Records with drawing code
[Start]
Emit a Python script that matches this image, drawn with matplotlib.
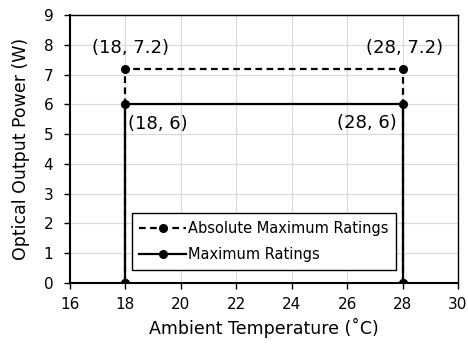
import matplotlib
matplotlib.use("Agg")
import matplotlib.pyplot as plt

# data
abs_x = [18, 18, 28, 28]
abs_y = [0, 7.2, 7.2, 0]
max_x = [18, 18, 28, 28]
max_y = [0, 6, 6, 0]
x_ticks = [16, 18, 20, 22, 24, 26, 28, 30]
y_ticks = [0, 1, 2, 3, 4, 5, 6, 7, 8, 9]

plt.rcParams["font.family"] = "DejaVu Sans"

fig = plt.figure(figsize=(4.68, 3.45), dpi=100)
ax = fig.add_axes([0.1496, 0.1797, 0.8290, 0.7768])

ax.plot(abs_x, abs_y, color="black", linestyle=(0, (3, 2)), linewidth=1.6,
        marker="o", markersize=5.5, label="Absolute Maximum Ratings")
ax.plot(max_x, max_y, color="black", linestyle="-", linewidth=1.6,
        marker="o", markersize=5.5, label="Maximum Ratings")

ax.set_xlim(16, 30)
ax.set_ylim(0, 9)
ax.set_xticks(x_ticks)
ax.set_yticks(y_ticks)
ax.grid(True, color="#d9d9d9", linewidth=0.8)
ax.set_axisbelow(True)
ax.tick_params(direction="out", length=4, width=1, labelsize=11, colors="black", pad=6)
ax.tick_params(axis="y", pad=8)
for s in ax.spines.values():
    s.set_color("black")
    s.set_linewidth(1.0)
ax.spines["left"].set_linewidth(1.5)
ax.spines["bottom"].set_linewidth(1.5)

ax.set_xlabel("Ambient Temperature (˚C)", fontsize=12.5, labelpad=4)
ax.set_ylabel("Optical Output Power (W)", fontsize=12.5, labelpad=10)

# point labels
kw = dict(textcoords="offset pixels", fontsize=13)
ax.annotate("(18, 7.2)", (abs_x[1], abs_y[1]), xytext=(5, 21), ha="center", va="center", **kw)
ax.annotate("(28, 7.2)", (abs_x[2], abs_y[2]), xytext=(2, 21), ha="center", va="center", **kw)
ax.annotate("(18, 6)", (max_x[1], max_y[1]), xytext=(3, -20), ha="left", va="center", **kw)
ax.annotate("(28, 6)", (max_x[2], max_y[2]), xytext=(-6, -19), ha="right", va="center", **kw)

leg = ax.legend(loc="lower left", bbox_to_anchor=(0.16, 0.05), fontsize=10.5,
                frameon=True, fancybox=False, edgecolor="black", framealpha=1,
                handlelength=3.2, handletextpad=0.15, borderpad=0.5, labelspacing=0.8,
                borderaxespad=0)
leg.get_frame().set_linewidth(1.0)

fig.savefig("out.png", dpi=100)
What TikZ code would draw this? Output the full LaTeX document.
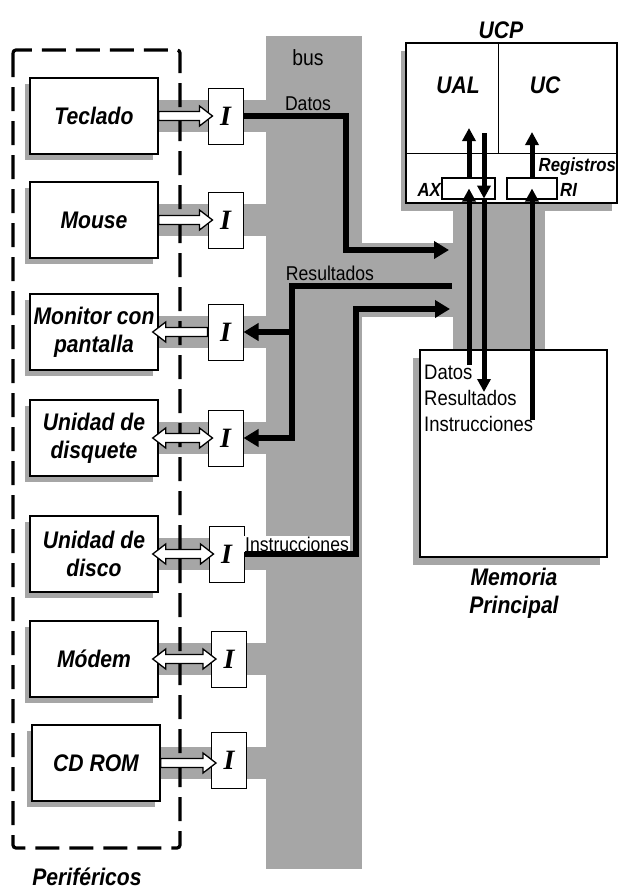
[End]
Set down the records in full and exactly. Do not carry over any image.

* **SOLUTION FOR THIS PROBLEM**:
Emit a Python script that matches this image, drawn with matplotlib.
import matplotlib
matplotlib.use("Agg")
import matplotlib.pyplot as plt

# data
abs_x = [18, 18, 28, 28]
abs_y = [0, 7.2, 7.2, 0]
max_x = [18, 18, 28, 28]
max_y = [0, 6, 6, 0]
x_ticks = [16, 18, 20, 22, 24, 26, 28, 30]
y_ticks = [0, 1, 2, 3, 4, 5, 6, 7, 8, 9]

plt.rcParams["font.family"] = "DejaVu Sans"

fig = plt.figure(figsize=(4.68, 3.45), dpi=100)
ax = fig.add_axes([0.1496, 0.1797, 0.8290, 0.7768])

ax.plot(abs_x, abs_y, color="black", linestyle=(0, (3, 2)), linewidth=1.6,
        marker="o", markersize=5.5, label="Absolute Maximum Ratings")
ax.plot(max_x, max_y, color="black", linestyle="-", linewidth=1.6,
        marker="o", markersize=5.5, label="Maximum Ratings")

ax.set_xlim(16, 30)
ax.set_ylim(0, 9)
ax.set_xticks(x_ticks)
ax.set_yticks(y_ticks)
ax.grid(True, color="#d9d9d9", linewidth=0.8)
ax.set_axisbelow(True)
ax.tick_params(direction="out", length=4, width=1, labelsize=11, colors="black", pad=6)
ax.tick_params(axis="y", pad=8)
for s in ax.spines.values():
    s.set_color("black")
    s.set_linewidth(1.0)
ax.spines["left"].set_linewidth(1.5)
ax.spines["bottom"].set_linewidth(1.5)

ax.set_xlabel("Ambient Temperature (˚C)", fontsize=12.5, labelpad=4)
ax.set_ylabel("Optical Output Power (W)", fontsize=12.5, labelpad=10)

# point labels
kw = dict(textcoords="offset pixels", fontsize=13)
ax.annotate("(18, 7.2)", (abs_x[1], abs_y[1]), xytext=(5, 21), ha="center", va="center", **kw)
ax.annotate("(28, 7.2)", (abs_x[2], abs_y[2]), xytext=(2, 21), ha="center", va="center", **kw)
ax.annotate("(18, 6)", (max_x[1], max_y[1]), xytext=(3, -20), ha="left", va="center", **kw)
ax.annotate("(28, 6)", (max_x[2], max_y[2]), xytext=(-6, -19), ha="right", va="center", **kw)

leg = ax.legend(loc="lower left", bbox_to_anchor=(0.16, 0.05), fontsize=10.5,
                frameon=True, fancybox=False, edgecolor="black", framealpha=1,
                handlelength=3.2, handletextpad=0.15, borderpad=0.5, labelspacing=0.8,
                borderaxespad=0)
leg.get_frame().set_linewidth(1.0)

fig.savefig("out.png", dpi=100)
What TikZ code would draw this? Output the full LaTeX document.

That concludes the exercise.